Les comentaba en la entrada anterior… que la riqueza extrema puede convertirse en una de los desafíos más importantes del Siglo XXI y en una amenaza tan grande para la estabilidad, pero sobre todo para la dignidad de la especie humana, como la pobreza extrema. Es obsceno, injusto, desproporcionado, esquizofrénico y cancerígeno que 85 personas tengan la misma riqueza que 3.500 millones. Se mire como se mire. Una desigualdad bien entendida alienta el espíritu emprendedor, mientras que una desigualdad monstruosa acaba fagocitando as sus propios hijos; cual Saturno devorador. Y no haya más.
En esta creciente desigualdad algo tiene que ver, a mi juicio, la arrolladora fortaleza ideológica anti-Estado del Consenso de Washington y su percepción de que cualquier cosa que huele a público, huele a ineficiencia e, incluso, a podrido. Es cierto que lo público, se ha ganado a pulso, parte de esta mala percepción; pero no lo es menos que más allá de corruptelas políticas y mordidas de algún empleado público, hay toda una legión de profesionales que están manteniendo la dignidad de los servicios públicos básicos contra vientos y mareas desmanteladoras. Son como la última barrera de contención que permite mantener la esperanza en la protección de la la comunidad frente a las inclemencias del tiempo y de la vida. Aunque nos quieran convencer de lo contrario (Aquí y aquí)
Personalmente no soy un acérrimo defensor del funcionariado, sino más bien de que el servicio se preste tutelado y financiado por el sector público de la forma más eficiente. Por ejemplo, si el servicio de recogida de basuras se presta más eficientemente (menor coste para el erario) a través de contratas que con funcionarios, pues bienvenido sea. Ahora bien, téngase en cuenta que la mayor eficiencia no es siempre el menor coste.
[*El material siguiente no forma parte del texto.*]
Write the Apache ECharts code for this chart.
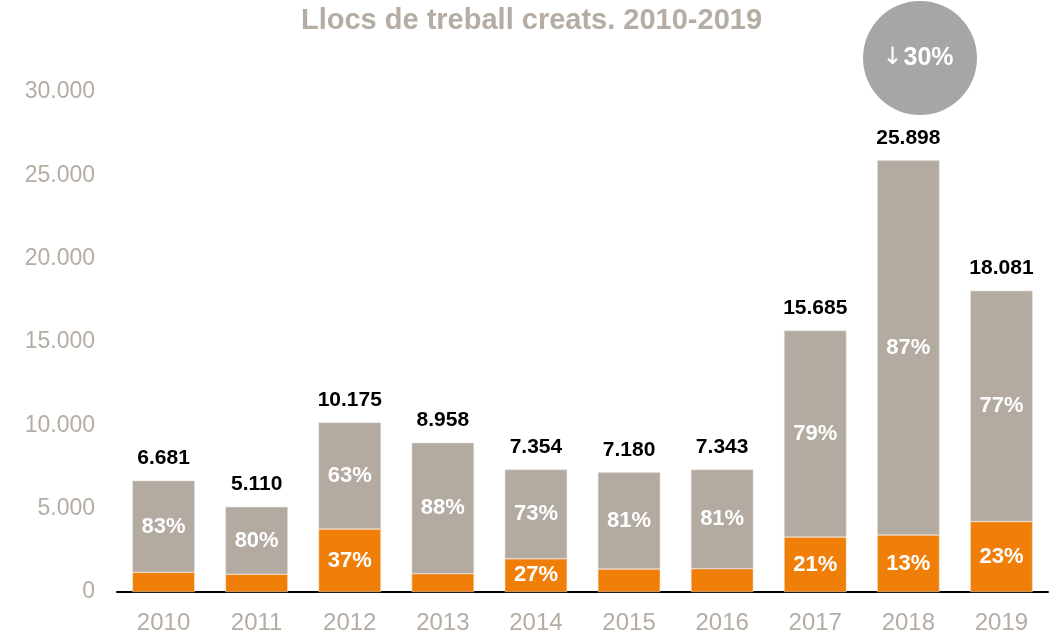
<!DOCTYPE html>
<html><head><meta charset="utf-8">
<script src="https://cdn.jsdelivr.net/npm/echarts@6/dist/echarts.min.js"></script>
<style>html,body{margin:0;padding:0;background:#fff}#c{width:1063px;height:635px}</style>
</head><body><div id="c"></div>
<script>
const years = ['2010','2011','2012','2013','2014','2015','2016','2017','2018','2019'];
const totals = [6681, 5110, 10175, 8958, 7354, 7180, 7343, 15685, 25898, 18081];
const orangeVals = [1180, 1070, 3780, 1100, 1990, 1380, 1400, 3300, 3420, 4230];
const grayVals = [5501, 4040, 6395, 7858, 5364, 5800, 5943, 12385, 22478, 13851];
const grayPct = ['83%','80%','63%','88%','73%','81%','81%','79%','87%','77%'];
const orangePct = ['','','37%','','27%','','','21%','13%','23%'];
const yTicks = [0, 5000, 10000, 15000, 20000, 25000, 30000];
const titleText = 'Llocs de treball creats. 2010-2019';
const badgeArrow = '↓';
const badgeValue = '30%';

const fmt = v => String(v).replace(/\B(?=(\d{3})+(?!\d))/g, '.');
const FONT = '"Liberation Sans", Arial, sans-serif';
const chart = echarts.init(document.getElementById('c'));
chart.setOption({
  animation: false,
  title: { text: titleText, left: 'center', top: 1,
    textStyle: { fontFamily: FONT, fontSize: 29, fontWeight: 'bold', color: '#b5ada4' } },
  grid: { left: 117, right: 15, top: 92, bottom: 43 },
  xAxis: { type: 'category', data: years,
    axisLine: { lineStyle: { color: '#000', width: 2 } },
    axisTick: { show: false },
    axisLabel: { fontFamily: FONT, fontSize: 24, color: '#b5ada4', margin: 19 } },
  yAxis: { type: 'value', min: yTicks[0], max: yTicks[yTicks.length-1], interval: 5000,
    splitLine: { show: false }, axisLine: { show: false }, axisTick: { show: false },
    axisLabel: { fontFamily: FONT, fontSize: 23, color: '#b5ada4', margin: 22, formatter: v => fmt(v) } },
  series: [
    { type: 'bar', stack: 's', data: orangeVals, barCategoryGap: '33%',
      itemStyle: { color: '#f07f09', borderColor: '#f3e9e0', borderWidth: 0.5 },
      label: { show: true, position: 'inside', fontFamily: FONT, fontSize: 22, fontWeight: 'bold', color: '#fff',
        formatter: p => orangePct[p.dataIndex] } },
    { type: 'bar', stack: 's', data: grayVals,
      itemStyle: { color: '#b3aaa1', borderColor: '#e6e1dc', borderWidth: 0.5 },
      label: { show: true, position: 'inside', fontFamily: FONT, fontSize: 22, fontWeight: 'bold', color: '#fff',
        formatter: p => grayPct[p.dataIndex] } },
    { type: 'bar', stack: 's', data: totals.map(() => 0), silent: true,
      itemStyle: { color: 'transparent' },
      label: { show: true, position: 'top', distance: 12, fontFamily: FONT, fontSize: 21, fontWeight: 'bold', color: '#000',
        formatter: p => fmt(totals[p.dataIndex]) } }
  ],
  graphic: [
    { type: 'circle', shape: { cx: 920, cy: 58, r: 57 }, style: { fill: '#a6a6a6' } },
    { type: 'text', x: 918, y: 58, style: {
      text: '{a|' + badgeArrow + '}{b|' + badgeValue + '}',
      align: 'center', verticalAlign: 'middle',
      rich: {
        a: { fill: '#fff', fontFamily: '"DejaVu Sans", sans-serif', fontSize: 24, fontWeight: 'normal', padding: [0, 1, 0, 0] },
        b: { fill: '#fff', fontFamily: FONT, fontSize: 25, fontWeight: 'bold' }
      } } }
  ]
});
</script></body></html>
Los tratamientos sanitarios suelen ser muy costosos y una reducción lineal de costes (disminución de plantillas, elminación de postoperatorios, derivación a tratamientos privados…) puede devenir en el deterioro del servicio.
Pues bien, respondiendo a la pregunta que intitula la entrada de hoy resulta evidente, según recoge el gráfico siguiente del The Economist, que España, al menos en términos comparativos, no tiene el exceso de empleados públicos que se predica.
Otra cantar es la asignación de los efectivos públicos. El exceso de unidades administrativas, la burocracia con tintes kafkianos, la duplicidad de competencias y ventanillas, los miles de empresas públicas y «dedos divinos» para nutrirlas con colegas y amigotes… En resumen toda una fuerza laboral con capacidad de mejorar la vida del ciudadano (excluidos los amigotes) pero con la falta de voluntad e imaginación política para «activarlos». Pero eso ya es otro problema.